Don't include pictures. Quote the lines below from the first through the line that contains "ax = fig.add_axes([106".

====================

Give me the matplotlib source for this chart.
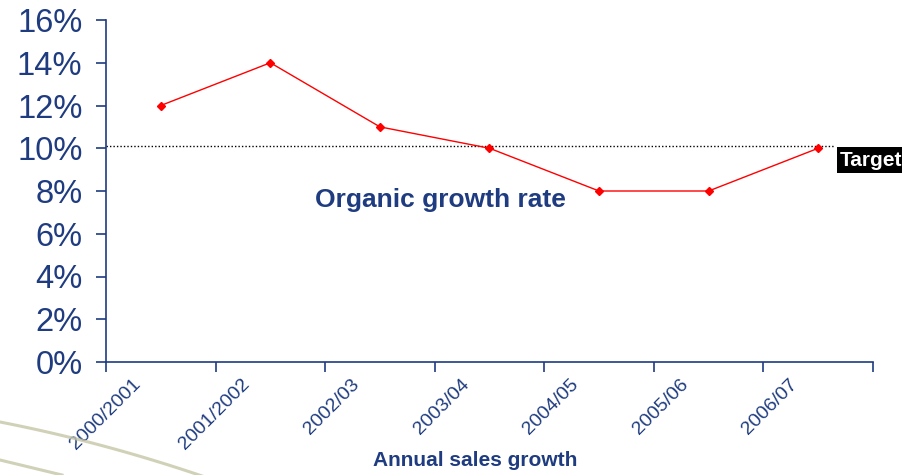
import numpy as np
import matplotlib
matplotlib.use('Agg')
import matplotlib.pyplot as plt
from matplotlib.lines import Line2D
from matplotlib.transforms import ScaledTranslation

plt.rcParams['font.family'] = ['Liberation Sans', 'DejaVu Sans']

BLUE = '#1f3c80'
RED = '#ff0000'

years = ['2000/2001', '2001/2002', '2002/03', '2003/04', '2004/05', '2005/06', '2006/07']
growth = [12, 14, 11, 10, 8, 8, 10]  # organic growth, %
target = 10.1
y_ticks = [0, 2, 4, 6, 8, 10, 12, 14, 16]

fig = plt.figure(figsize=(9.03, 4.75), dpi=100)
ax = fig.add_axes([106 / 903, 1 - 362 / 475, 767 / 903, 342 / 475])

# decorative swoosh bottom-left
t = np.linspace(0, 1, 50)
fig.add_artist(Line2D(t * 205 / 903, (53 - 40 * t - 15 * t * t) / 475,
                      color='#c6c6a6', lw=2.2, alpha=0.8, transform=fig.transFigure))
fig.add_artist(Line2D(t * 62 / 903, (15 - 15 * t) / 475,
                      color='#c6c6a6', lw=2.2, alpha=0.8, transform=fig.transFigure))

x = np.arange(len(years)) + 0.5
ax.plot(x, growth, color=RED, lw=1, marker='D', ms=4.5, zorder=3)
ax.axhline(target, xmin=0, xmax=(len(years) - 0.35) / len(years),
           color='black', ls=(0, (1, 1.5)), lw=1)

ax.set_xlim(0, len(years))
ax.set_ylim(0, 16)
ax.set_yticks(y_ticks)
ax.set_yticklabels([f'{v}%' for v in y_ticks], fontsize=23.5, color=BLUE)
ax.set_xticks(np.arange(len(years) + 1))
ax.set_xticklabels([])
ax.set_xticks(x, minor=True)
ax.set_xticklabels(years, minor=True, rotation=45, ha='right', va='top',
                   rotation_mode='anchor', fontsize=14, color=BLUE)
ax.tick_params(axis='x', which='minor', length=0, pad=10)
ax.tick_params(axis='both', which='major', direction='out', length=7,
               width=1.2, color=BLUE)
ax.tick_params(axis='y', pad=10)

shift = ScaledTranslation(-29 / 100, 0, fig.dpi_scale_trans)
for lbl in ax.get_xticklabels(minor=True):
    lbl.set_transform(lbl.get_transform() + shift)

for side in ['top', 'right']:
    ax.spines[side].set_visible(False)
for side in ['left', 'bottom']:
    ax.spines[side].set_color(BLUE)
    ax.spines[side].set_linewidth(1.2)

ax.text(3.05, 7.6, 'Organic growth rate', fontsize=19, fontweight='bold',
        color=BLUE, ha='center', va='center')
ax.text(6.70, 9.45, 'Target', fontsize=15, fontweight='bold', color='white',
        ha='left', va='center', clip_on=False,
        bbox=dict(facecolor='black', edgecolor='none', pad=2.5))

fig.text(475 / 903, 1 - 461 / 475, 'Annual sales growth', fontsize=15,
         fontweight='bold', color=BLUE, ha='center', va='center')

fig.savefig('out.png', dpi=100)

====================

◆ Answer in full ◆
Give me the matplotlib source for this chart.
import numpy as np
import matplotlib
matplotlib.use('Agg')
import matplotlib.pyplot as plt
from matplotlib.lines import Line2D
from matplotlib.transforms import ScaledTranslation

plt.rcParams['font.family'] = ['Liberation Sans', 'DejaVu Sans']

BLUE = '#1f3c80'
RED = '#ff0000'

years = ['2000/2001', '2001/2002', '2002/03', '2003/04', '2004/05', '2005/06', '2006/07']
growth = [12, 14, 11, 10, 8, 8, 10]  # organic growth, %
target = 10.1
y_ticks = [0, 2, 4, 6, 8, 10, 12, 14, 16]

fig = plt.figure(figsize=(9.03, 4.75), dpi=100)
ax = fig.add_axes([106 / 903, 1 - 362 / 475, 767 / 903, 342 / 475])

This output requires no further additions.